What we are missing in much of this is the effects of circulation.

On the lift from a neg AOA ~ as long as the last about 1/3 of the mean camber line is pos to the direction of motion, there will be some circulation and therefore lift.

Starting at the beginning ~ At the instant that the wing, with AOA, starts to move the displacement flow attempts symetrical distribution where the forward stagnation streamline originates on a level where the aft stagnation would finish on a lin midway through the airfoil profile. At the TE discontinuity, with the formation of the starting vortex forms the aft stagnation streamline moves down to the area of the trailing edge with an circulation adgustment around the entire foil. Given.

We now have a an additional volume at the back of the wing that must come from somewhere. At the "top" of the wing we can see the added volume of flow from circulation and it had to come from somewhere. At the front of the wing, circulation has moved the stagnation streamline and stanation point downward to direct more of the air over the top.
The origin of the fwd stagnation streamline and the tail of the aft stagnation streamline are at a common level. (rough and theo)

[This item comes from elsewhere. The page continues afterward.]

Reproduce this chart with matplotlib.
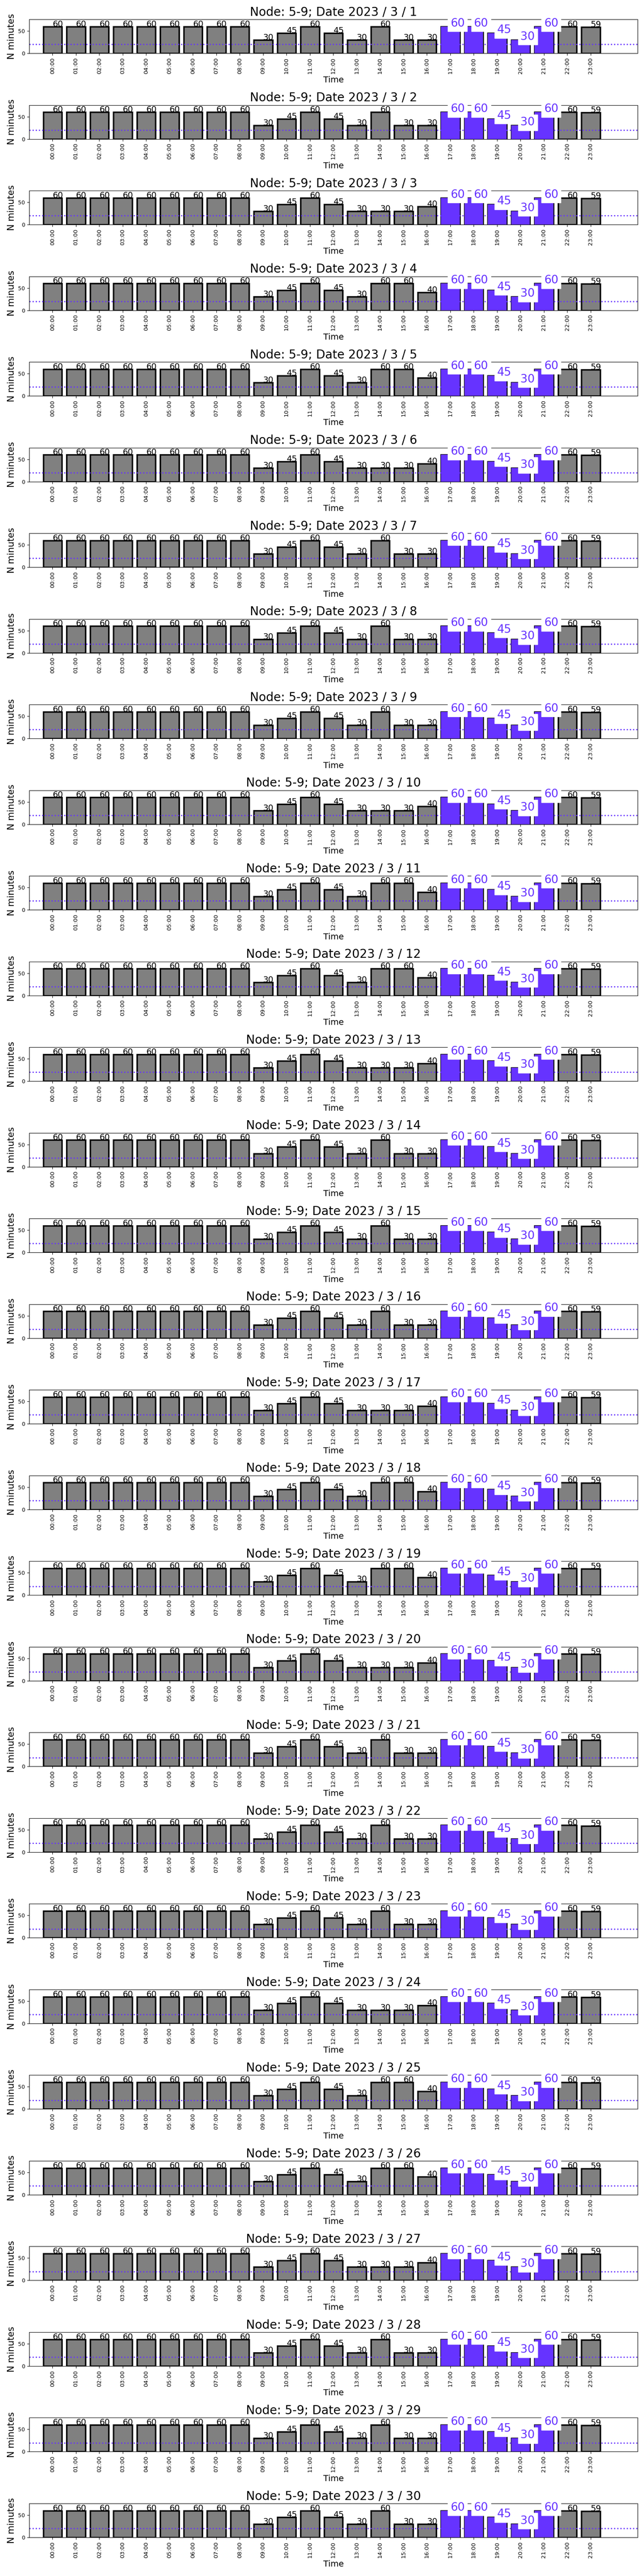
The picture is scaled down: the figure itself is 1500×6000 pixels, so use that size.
import matplotlib
matplotlib.use("Agg")
import matplotlib.pyplot as plt

##=============================================================================
## DATA

node = "5-9"
year, month = 2023, 3
days = [1, 2, 3, 4, 5, 6, 7, 8, 9, 10, 11, 12, 13, 14, 15,
	16, 17, 18, 19, 20, 21, 22, 23, 24, 25, 26, 27, 28, 29, 30]

hours = ["00:00", "01:00", "02:00", "03:00", "04:00", "05:00", "06:00", "07:00",
	"08:00", "09:00", "10:00", "11:00", "12:00", "13:00", "14:00", "15:00",
	"16:00", "17:00", "18:00", "19:00", "20:00", "21:00", "22:00", "23:00"]

## Minutes per hour, 00:00-13:00 (same every day)
mins_00_13 = [60, 60, 60, 60, 60, 60, 60, 60, 60, 30, 45, 60, 45, 30]
## Minutes per hour, 14:00-16:00 (one triple per day)
mins_14_16 = [
	[60, 30, 30], [60, 30, 30], [30, 30, 40], [60, 60, 40], [60, 60, 40],
	[30, 30, 40], [60, 30, 30], [60, 30, 30], [60, 30, 30], [30, 30, 40],
	[60, 60, 40], [60, 60, 40], [30, 30, 40], [60, 30, 30], [60, 30, 30],
	[60, 30, 30], [30, 30, 40], [60, 60, 40], [60, 60, 40], [30, 30, 40],
	[60, 30, 30], [60, 30, 30], [60, 30, 30], [30, 30, 40], [60, 60, 40],
	[60, 60, 40], [30, 30, 40], [60, 30, 30], [60, 30, 30], [60, 30, 30]]
## Minutes per hour, 17:00-23:00 (same every day)
mins_17_23 = [60, 60, 45, 30, 60, 60, 59]

## Highlighted (peak) hours and threshold line
peak_hours = ["17:00", "18:00", "19:00", "20:00", "21:00"]
threshold = 20

##=============================================================================

purple = "#6633ff"
fsa, fsl, fsp, fst = 15, 14, 19, 20

def plot_day(ax, day, minutes):
	"""
	One bar panel for a single day
	"""
	x = list(range(len(hours)))
	ispeak = [h in peak_hours for h in hours]

	## All bars grey first, line, then peak bars on top
	ax.bar(x, minutes, width=0.8, color="grey", edgecolor="black", linewidth=2.5, zorder=1)
	ax.axhline(threshold, color=purple, ls=":", lw=2, zorder=1.5)
	px = [i for i in x if ispeak[i]]
	pv = [minutes[i] for i in x if ispeak[i]]
	ax.bar(px, pv, width=0.8, color=purple, edgecolor="none", linewidth=0, zorder=2)

	## Values on top
	for i, v in enumerate(minutes):
		if ispeak[i]:
			ax.text(i, v, str(v), color=purple, fontsize=fsp, zorder=4,
				bbox=dict(facecolor="white", edgecolor="white"))
		else:
			ax.text(i, v, str(v), color="black", fontsize=fsl, zorder=4)

	## Accoutrements
	ax.set_xlim(-1, 25)
	ax.set_ylim(0, 76)
	ax.set_yticks([0, 50])
	ax.tick_params(axis="y", labelsize=9)
	ax.set_xticks(x)
	ax.set_xticklabels(hours, rotation=90, fontsize=9.5)
	ax.set_xlabel("Time", fontsize=14)
	ax.set_ylabel("N minutes", fontsize=fsa)
	ax.set_title("Node: %s; Date %d / %d / %d" % (node, year, month, day), fontsize=fst)
	return

##=============================================================================

fig, axs = plt.subplots(len(days), 1, figsize=(15, 60), dpi=100)
for k, day in enumerate(days):
	minutes = mins_00_13 + mins_14_16[k] + mins_17_23
	plot_day(axs[k], day, minutes)

fig.subplots_adjust(left=0.0453, right=0.99, top=0.9925, bottom=0.015, hspace=1.525)
fig.savefig("out.png", dpi=100)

The energy of the displacement flow is almost uncomprehensible. It is required to establish the original motion then remains with an object as it moves forwards. Like ocean waves.

Local motions caused by differences in pressure need care in understanding.
For the flow next to the surface, inetially, the flow is accelerated to the velocity of the wing. As it flows along the surface it actually slows down over the top then speeds up.
( The speed relationship with the surface is fine for normal acceleration)

The "inflow" of motion over the top is from the pressure release of the curving fluid boundary (wing surface) and is a far greater gradiant than one caused by the fluid dynamic motion.